[AT workshop] Session 2

On the use of argumentation in agreement technologies
(Henry Prakken)

Agents need argumentation (i) for their internal reasoning and (ii) for their interaction with other agents. Explaining basic things about argumentation process: argument attacks. The situation of the dialog can be modeled in a graph colored by defining in and out arguments (Dung, 1995). And there is a sound and complete game that allows to determine if an argument is feasible or not without having to calculate the entire network: an argument A is feasible when there is a winning strategy for A follow.ing the game rules.

Problem: it is asumed that all information is centralized and static (a single theory -KB-) So dialogue game systems are developed. He’s using the Walton & Kreebe dialogue types (without eristic :-) I’ve seen this a lot of times already.

An Interesting thing: blocking behavior (always asking why) It can be solve by using sanctions:
social sanctions (i wont talk you any more)
shift of burden of proof by a third party (referee): q since r // why r? // referee: you must defend not-r

I already knew most of these things (thanks to Stella)

«Prof. Kripke, let me introduce Prof. Nash», or
Logic for Automated Mechanism Design
(Mike Wooldridge)

In MAS the interaction is done by mechanisms = protocol + self-interest and agents are the participants in these mechanisms. So mech. can’t be treated as simple protocols. (ex. sniping in eBay -bidding in the last 5 min. trying to be the last bidder-). A MAS can predict the sniping behav. of users in eBay?  The environment of an agent is a mechanism too, that contains other agents that act strategically to achieve their own goals

The formalization used is ATL (alternate-time logic), introduced in 1997 top analyze games. It defines a branching-time model as a graph and CTL is the logic used to talk about branching-time structures, extending propositional logic with path quantifiers (A,E) and tense modalities (F, G, X, U).
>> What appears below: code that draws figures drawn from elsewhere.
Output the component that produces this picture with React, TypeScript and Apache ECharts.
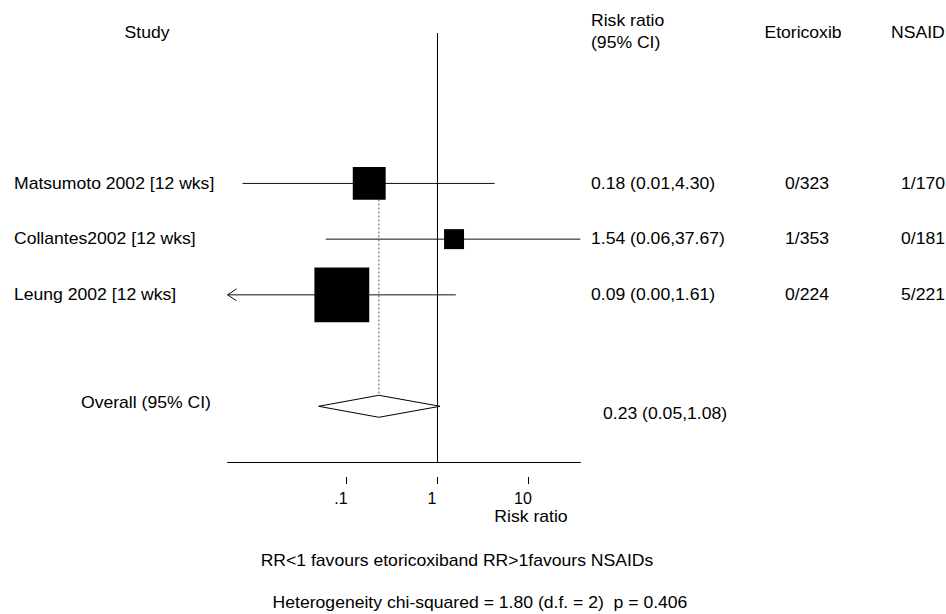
import React, { useEffect, useRef } from 'react';
import * as echarts from 'echarts';

// Study-level data
const studies = ['Matsumoto 2002 [12 wks]', 'Collantes2002 [12 wks]', 'Leung 2002 [12 wks]'];
const riskRatio = [0.18, 1.54, 0.09];
const ciLower = [0.0073, 0.06, 0.004];
const ciUpper = [4.3, 37.67, 1.61];
const studyWeight = [24.1, 8.9, 67.0];
const etoricoxibEvents = [0, 1, 0];
const etoricoxibTotal = [323, 353, 224];
const nsaidEvents = [1, 0, 5];
const nsaidTotal = [170, 181, 221];

// Pooled estimate
const overallLabel = 'Overall (95% CI)';
const overallRR = 0.23;
const overallLower = 0.05;
const overallUpper = 1.08;

// Heterogeneity test
const chiSquared = 1.8;
const degreesFreedom = 2;
const pValue = 0.406;

// Axis
const axisMin = 0.005;
const axisMax = Math.max(...ciUpper);
const tickValues = [0.1, 1, 10];
const tickLabels = ['.1', '1', '10'];

const FONT = '"Liberation Sans", Arial, Helvetica, sans-serif';
const FS = 16;
const SX = 1.1;

const overallRow = studies.length + 2;

const txt = (text: string, x: number, y: number, align: string = 'left') => ({
  type: 'text',
  x,
  y,
  scaleX: SX,
  silent: true,
  style: {
    text,
    fill: '#000',
    fontSize: FS,
    fontFamily: FONT,
    align,
    verticalAlign: 'middle',
  },
});

const fmt = (v: number) => v.toFixed(2);

export default function App() {
  const ref = useRef<HTMLDivElement>(null);

  useEffect(() => {
    if (!ref.current) return;
    const chart = echarts.init(ref.current, undefined, { renderer: 'svg' });

    const studyData = studies.map((_, i) => [riskRatio[i], ciLower[i], ciUpper[i], i + 1]);

    const option: any = {
      animation: false,
      backgroundColor: '#fff',
      grid: { left: 227.6, right: 946 - 580.4, top: 33, bottom: 152, containLabel: false },
      xAxis: [
        {
          type: 'log',
          logBase: 10,
          min: axisMin,
          max: axisMax,
          axisLine: { show: true, onZero: false, lineStyle: { color: '#000', width: 1 } },
          axisTick: { show: false },
          axisLabel: { show: false },
          splitLine: { show: false },
          minorTick: { show: false },
        },
        {
          type: 'log',
          logBase: 10,
          min: axisMin,
          max: axisMax,
          position: 'bottom',
          offset: 15,
          axisLine: { show: false, onZero: false },
          axisTick: {
            show: true,
            length: 7,
            customValues: tickValues,
            lineStyle: { color: '#000', width: 1 },
          },
          axisLabel: {
            customValues: tickValues,
            margin: 13,
            color: '#000',
            fontSize: FS,
            fontFamily: FONT,
            padding: [0, 10, 0, 0],
            formatter: (v: number) => {
              const i = tickValues.findIndex((t) => Math.abs(Math.log10(t) - Math.log10(v)) < 1e-6);
              return i >= 0 ? tickLabels[i] : '';
            },
          },
          splitLine: { show: false },
        },
      ],
      yAxis: {
        type: 'value',
        inverse: true,
        min: -1.7,
        max: 6,
        show: false,
      },
      graphic: [
        txt('Study', 147, 33, 'center'),
        txt('Risk ratio', 591, 21),
        txt('(95% CI)', 591, 43),
        txt('Etoricoxib', 803, 33, 'center'),
        txt('NSAID', 891, 33),
        txt('Risk ratio', 531, 517, 'center'),
        txt('RR<1 favours etoricoxiband RR>1favours NSAIDs', 457, 561, 'center'),
        txt(
          `Heterogeneity chi-squared = ${chiSquared.toFixed(2)} (d.f. = ${degreesFreedom})  p = ${pValue.toFixed(3)}`,
          480,
          603,
          'center'
        ),
      ],
      series: [
        {
          // Confidence intervals and table columns for each study
          type: 'custom',
          xAxisIndex: 0,
          encode: { x: [0, 1, 2], y: 3 },
          data: studyData,
          z: 2,
          renderItem: (params: any, api: any) => {
            const i = params.dataIndex;
            const est = api.value(0);
            const lo = api.value(1);
            const hi = api.value(2);
            const row = api.value(3);
            const cs = params.coordSys;
            const left = cs.x;
            const right = cs.x + cs.width;
            const y = api.coord([est, row])[1];
            const clipped = lo < axisMin;
            const x1 = clipped ? left : api.coord([lo, row])[0];
            const x2 = Math.min(right, api.coord([hi, row])[0]);
            const children: any[] = [
              {
                type: 'line',
                shape: { x1, y1: y, x2, y2: y },
                style: { stroke: '#111', lineWidth: 1 },
              },
            ];
            if (clipped) {
              children.push({
                type: 'polyline',
                shape: { points: [[x1 + 9, y - 6], [x1, y], [x1 + 9, y + 6]] },
                style: { stroke: '#111', lineWidth: 1, fill: 'none' },
              });
            }
            children.push(txt(studies[i], 14, y));
            children.push(txt(`${fmt(est)} (${fmt(lo)},${fmt(hi)})`, 591, y));
            children.push(txt(`${etoricoxibEvents[i]}/${etoricoxibTotal[i]}`, 807, y, 'center'));
            children.push(txt(`${nsaidEvents[i]}/${nsaidTotal[i]}`, 901, y));
            return { type: 'group', children };
          },
        },
        {
          // Pooled estimate: diamond and dotted reference line
          type: 'custom',
          xAxisIndex: 0,
          encode: { x: [0, 1, 2], y: 3 },
          data: [[overallRR, overallLower, overallUpper, overallRow]],
          z: 2,
          renderItem: (params: any, api: any) => {
            const est = api.value(0);
            const lo = api.value(1);
            const hi = api.value(2);
            const row = api.value(3);
            const [xe, y] = api.coord([est, row]);
            const xl = api.coord([lo, row])[0];
            const xh = api.coord([hi, row])[0];
            const yTop = api.coord([est, 1])[1];
            const h = 11;
            return {
              type: 'group',
              children: [
                {
                  type: 'line',
                  shape: { x1: xe, y1: yTop, x2: xe, y2: y - h },
                  style: { stroke: '#555', lineWidth: 1, lineDash: [2, 2] },
                },
                {
                  type: 'polygon',
                  shape: { points: [[xl, y], [xe, y - h], [xh, y], [xe, y + h]] },
                  style: { stroke: '#000', lineWidth: 1, fill: '#fff' },
                },
                txt(overallLabel, 81, y - 4),
                txt(`${fmt(est)} (${fmt(lo)},${fmt(hi)})`, 603, y + 7),
              ],
            };
          },
        },
        {
          // Study point estimates, box area proportional to weight
          type: 'scatter',
          xAxisIndex: 0,
          symbol: 'rect',
          symbolSize: (val: number[]) => Math.sqrt(val[2]) * 6.7,
          itemStyle: { color: '#000', opacity: 1 },
          z: 5,
          silent: true,
          data: riskRatio.map((v, i) => [v, i + 1, studyWeight[i]]),
          markLine: {
            silent: true,
            symbol: ['none', 'none'],
            label: { show: false },
            lineStyle: { color: '#000', width: 1, type: 'solid' },
            data: [{ xAxis: 1 }],
            z: 1,
          },
        },
      ],
    };

    chart.setOption(option);
    return () => chart.dispose();
  }, []);

  return (
    <div
      ref={ref}
      style={{ position: 'fixed', left: 0, top: 0, width: 946, height: 614, background: '#fff' }}
    />
  );
}
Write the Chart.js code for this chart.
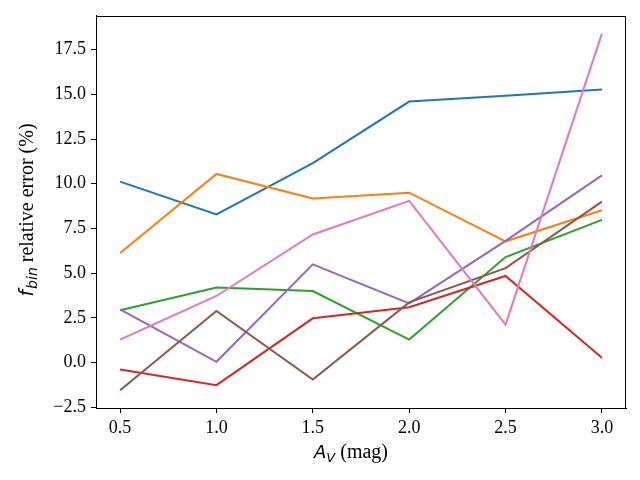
<!DOCTYPE html>
<html>
<head>
<meta charset="utf-8">
<script src="https://cdn.jsdelivr.net/npm/chart.js@4/dist/chart.umd.min.js"></script>
<style>
html,body{margin:0;padding:0;background:#fff;}
canvas{display:block;}
</style>
</head>
<body>
<canvas id="c" width="640" height="480" style="width:640px;height:480px"></canvas>
<script>
const xValues = [0.5, 1.0, 1.5, 2.0, 2.5, 3.0];
const xTicks = [0.5, 1.0, 1.5, 2.0, 2.5, 3.0];
const yTicks = [-2.5, 0.0, 2.5, 5.0, 7.5, 10.0, 12.5, 15.0, 17.5];

const seriesBlue   = [10.12, 8.28, 11.16, 14.60, 14.93, 15.27];
const seriesOrange = [6.12, 10.55, 9.17, 9.50, 6.78, 8.52];
const seriesGreen  = [2.92, 4.19, 4.00, 1.28, 5.90, 7.98];
const seriesRed    = [-0.39, -1.27, 2.47, 3.09, 4.84, 0.26];
const seriesPurple = [2.97, 0.04, 5.49, 3.31, 6.80, 10.47];
const seriesBrown  = [-1.55, 2.88, -0.95, 3.36, 5.28, 9.00];
const seriesPink   = [1.28, 3.72, 7.16, 9.04, 2.12, 18.40];

const allSeries = [seriesBlue, seriesOrange, seriesGreen, seriesRed, seriesPurple, seriesBrown, seriesPink];
const colors = ['#1f77b4', '#ff7f0e', '#2ca02c', '#d62728', '#9467bd', '#8c564b', '#e377c2'];

const allVals = allSeries.flat();
const dMin = Math.min(...allVals), dMax = Math.max(...allVals);
const yPad = (dMax - dMin) * 0.05;
const xPad = (xValues[xValues.length - 1] - xValues[0]) * 0.05;

const serif = '"Liberation Serif", "DejaVu Serif", serif';
const sans = '"DejaVu Sans", sans-serif';

const datasets = allSeries.map((s, i) => ({
  data: s.map((v, k) => ({x: xValues[k], y: v})),
  borderColor: colors[i],
  backgroundColor: colors[i],
  borderWidth: 2,
  pointRadius: 0,
  pointHoverRadius: 0,
  tension: 0,
  fill: false,
  order: -i
}));

function fmt(v) {
  const s = Math.abs(v).toFixed(1);
  return v < 0 ? '\u2212' + s : s;
}

const framePlugin = {
  id: 'frame',
  afterDraw(chart) {
    const ctx = chart.ctx, a = chart.chartArea;
    ctx.save();
    ctx.strokeStyle = '#000';
    ctx.lineWidth = 1;
    ctx.strokeRect(Math.round(a.left) + 0.5, Math.round(a.top) + 0.5,
                   Math.round(a.right - a.left) - 1, Math.round(a.bottom - a.top));
    ctx.restore();

    // x-axis label: A_V (mag)
    ctx.save();
    ctx.fillStyle = '#000';
    ctx.textBaseline = 'alphabetic';
    ctx.textAlign = 'left';
    const parts = [
      {t: 'A', f: 'italic 18px ' + sans, dy: 0},
      {t: 'V', f: 'italic 13px ' + sans, dy: 4},
      {t: ' (mag)', f: '20px ' + serif, dy: 0}
    ];
    let w = 0;
    parts.forEach(p => { ctx.font = p.f; p.w = ctx.measureText(p.t).width; w += p.w; });
    let x = 351 - w / 2;
    const baseY = 458;
    parts.forEach(p => { ctx.font = p.f; ctx.fillText(p.t, x, baseY + p.dy); x += p.w; });
    ctx.restore();

    // y-axis label: f_bin relative error (%)
    ctx.save();
    ctx.fillStyle = '#000';
    ctx.translate(33, 210);
    ctx.rotate(-Math.PI / 2);
    ctx.textBaseline = 'alphabetic';
    ctx.textAlign = 'left';
    const yparts = [
      {t: 'f', f: 'italic 19px ' + sans, dy: 0, extra: 1},
      {t: 'bin', f: 'italic 14px ' + sans, dy: 4, extra: 0},
      {t: ' relative error (%)', f: '20px ' + serif, dy: 0, extra: 0}
    ];
    let wy = 0;
    yparts.forEach(p => { ctx.font = p.f; p.w = ctx.measureText(p.t).width + p.extra; wy += p.w; });
    let yx = -wy / 2;
    yparts.forEach(p => { ctx.font = p.f; ctx.fillText(p.t, yx, p.dy); yx += p.w; });
    ctx.restore();
  }
};

new Chart(document.getElementById('c'), {
  type: 'line',
  data: { datasets },
  options: {
    responsive: false,
    animation: false,
    devicePixelRatio: 1,
    layout: { padding: { top: 15, right: 14, left: 0, bottom: 0 } },
    plugins: { legend: { display: false }, tooltip: { enabled: false } },
    scales: {
      x: {
        type: 'linear',
        min: xValues[0] - xPad,
        max: xValues[xValues.length - 1] + xPad,
        afterBuildTicks: s => { s.ticks = xTicks.map(v => ({value: v})); },
        afterFit: s => { s.height = 72; },
        ticks: {
          autoSkip: false, maxRotation: 0,
          color: '#000', padding: 4,
          font: { family: serif, size: 18 },
          callback: v => fmt(v)
        },
        grid: { display: true, drawOnChartArea: false, drawTicks: true, tickLength: 5, color: '#000', tickWidth: 1 },
        border: { display: true, color: '#000', width: 1 }
      },
      y: {
        type: 'linear',
        min: dMin - yPad,
        max: dMax + yPad,
        afterBuildTicks: s => { s.ticks = yTicks.map(v => ({value: v})); },
        afterFit: s => { s.width = 96; },
        ticks: {
          autoSkip: false,
          color: '#000', padding: 5,
          font: { family: serif, size: 18 },
          callback: v => fmt(v)
        },
        grid: { display: true, drawOnChartArea: false, drawTicks: true, tickLength: 5, color: '#000', tickWidth: 1 },
        border: { display: true, color: '#000', width: 1 }
      }
    }
  },
  plugins: [framePlugin]
});
</script>
</body>
</html>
CTL sais when something is inevitable or possible, but it hasn’t notion of strategy action nor agency (it’s a problem to model mechanisms…. and service-based applications too). ATL is intended to overcome these limitations. The basic expression is

\(\langle \langle C \rangle \rangle \phi\)

meaning «coalition C can cooperate to ensure that \(\phi\). The idea is that, using coalitions, we can model who is going to achieve a property (a coalition can be an individual entity or even an empty set -modeling ‘nature’-). An example about social choice (voting) mechanism. Now, mechanisms can be validated.The logic can capture dependencies among agents, as stressfulness (all goals met), veto (j needs i to achieve its goal), mutual dependence (all agents are mutual dependence… veto relationship)

(note: but we can’t model actions yet, so I guess it isn’t useful for us)

A concrete application about social laws (normative systems). Objectives will be ATL formulae \(phi\) and mechanisms are behavioral constraints \(\beta\) To avoid undesirable behaviors, we have to cut out some transitions. An effective social law \((\phi,\beta) \models \phi\). But compute this is a NP-hard problem. An example with the typical train organization in a tunnel. But you cannot model just the properties you want to avoid. The properties you want to preserve have to be modeled too in order to have system doing useful things.

But, what to do with non-compliance? The idea isto incentive compatibility and, to do this, we need preferences (a prioritized list of goal formulae). I like this idea: the utility of the agent comes from this list, from a worst (and weak) rule to the best (and stronger) rule. For instance, related with resources, have it assigned often and for a long time.